Review of Suited by

Book cover for Suited

I wasn’t overly fond of Debris, Jo Anderton’s first book in this series, and I approached Suited with trepidation. I wasn’t sure Anderton had what it would take to grab me and make me enjoy this book. And as I started reading, and the characters felt flat and uninspiring, I resigned myself to another dull review. Then it got interesting. The characters began changing. The stakes got higher. And by the end of the book, I was furiously flipping electronic pages as I raced to discover what would happen—and suddenly, Anderton had proved me wrong. Well done!

So, Suited starts off in a lacklustre way. Tanyana’s team of debris collectors gets split up by the manipulative puppet men. Tanyana and Lad go to one, newly-formed team, while Lad’s protective brother, Kichlan, stays with some of the others. This split creates an interesting dynamic, with Tanyana and Lad having to look out for each other. For the most part, however, Suited starts off slow. There is too much drama about (and whining from) the Keeper, the mysterious being whom only Lad (and Tanyana, when suited) can interact with. The Keeper is intimately connected with the debris that Tanyana and other collectors are charged with retrieving, but Anderton keeps her cards very close to her chest until the end of the book. As a result, I was frustrated and not particularly interested in liking any of these characters. Yet I soldiered on.

One issue I had with Debris was the paucity of detailed worldbuilding. Anderton tossed around terms like the “veche”, and I gathered that the book was set in a city called Movoc-under-Keeper that is part of a larger country called Varsnia. However, we never get a sense of what kind of city or country these places are. We don’t get a very clear idea of the culture. Although there are hints that Varsnian society is highly stratified (Tanyana, before her accident, occupying that tenuous, upper-middle-class position of the nouveau bourgeoisie), there is very little description of how the ordinary citizens of Movoc-under-Keeper go about their lives. The pages are flat in this sense; they seem a little barren and empty in the background. On the macro level, we get almost no sense of the politics of this country. Suited does little to rectify the deficiencies of culture. However, it does clarify the relationships between the national and local veches and the puppet men. We learn about the origins of the puppet men and why the veche is interested in working with them, and all of this provides more context as Anderton sets up events for the third book.
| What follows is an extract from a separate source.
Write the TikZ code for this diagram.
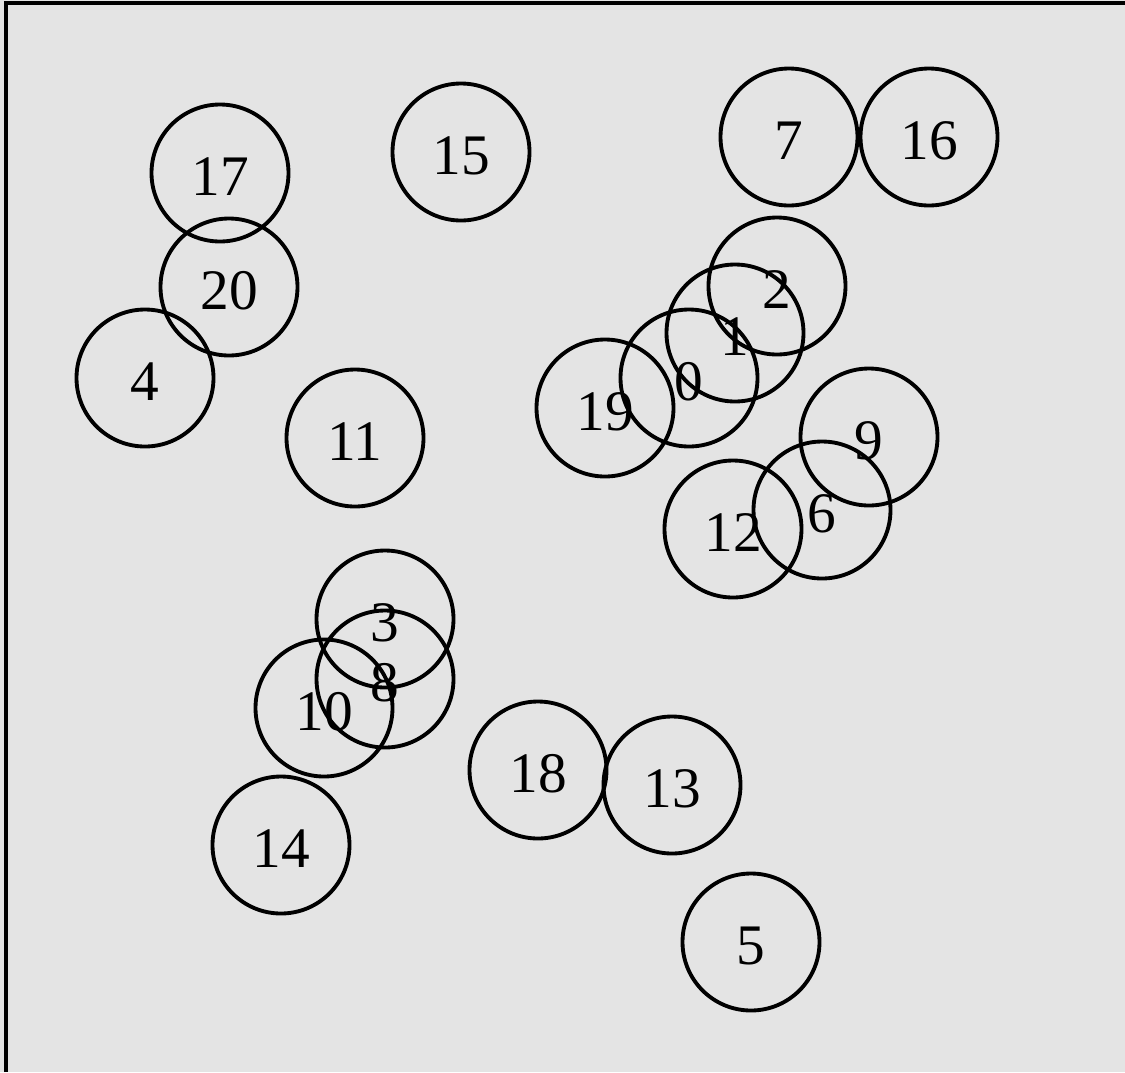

I was also very frustrated with Tanyana’s lack of agency in Debris. Part of this is a natural response to suddenly being rendered powerless, friendless, and alone—not to mention suffering a major trauma. Nevertheless, the refrain that she was being manipulated and used by the puppet men, which is continued in this book, started to become repetitive and annoying. At least in Suited, though, the ways in which the puppet men are shaping Tanyana—and to what ends—become more clear. Anderton further develops the antagonism between the Keepers and the puppet men, and Tanyana’s role as a kind of pawn caught in the middle, effectively, albeit not necessarily with much skill or detail.

Suited’s weaknesses are quite similar to its predecessor in this respect. Anderton clearly has good ideas, but almost all of my dissatisfaction with these books are a result of her description—or lack thereof. She’s just frightfully vague at times. There are “doors” in the world that lead to a world of nothingness? It’s not exactly lazy writing, because I get the sense that she tries very hard. It just doesn’t quite measure up to my very exacting standards.

Somehow, though, everything pulls together in the final act. Tanyana has made some major discoveries. And finally, finally, she steps up and decides to go full metal jacket on the puppet men. (This is not a metaphor, as her suit is a metal-like substance!) The moment after Tanyana’s new fugitive status forces her hand and forces her to declare that “enough is enough” was a moment I had been waiting for since halfway through Debris, and experiencing it was sweet indeed. In concert with the disturbing transformations wracking Tanyana’s body, this declaration of war on the puppet men is a welcome (if predictable) turn of events.

(I wish Anderton could have done more with Tanyana’s pregnancy, however, because the way she treats it makes it seem more like a plot point than anything else.)

There are almost two climaxes in the book, the first acting as a motivator for the second. In Tanyana’s confrontation with Aleksey—who demonstrates what will become of her if she becomes merely a tool of the puppet men—we lose Lad. He sacrifices himself to save her, and in so doing provides Tanyana with the strength to forge ahead and survive, but at a cost. This leads to her declaration of war and taking the fight to the puppet men, who very nearly kick her ass. The last chapter is an adrenaline rush equivalent to nothing else in the rest of the book, not even the fight with Aleksey. Suddenly, the hints that Anderton has laid throughout the book come into focus—those not-so-subtle references to “programmers” start making sense. Again, the weakness of the description leaves me less-than-fully invested in the direction Anderton has chosen to take this story. I must admit to being intrigued, however!

Anyone who has read Debris and didn’t absolutely hate it should do themselves a favour and read Suited. It is progress, for the story and the writing show promising development. I am now very eager to read book three. There is probably no better compliment than that!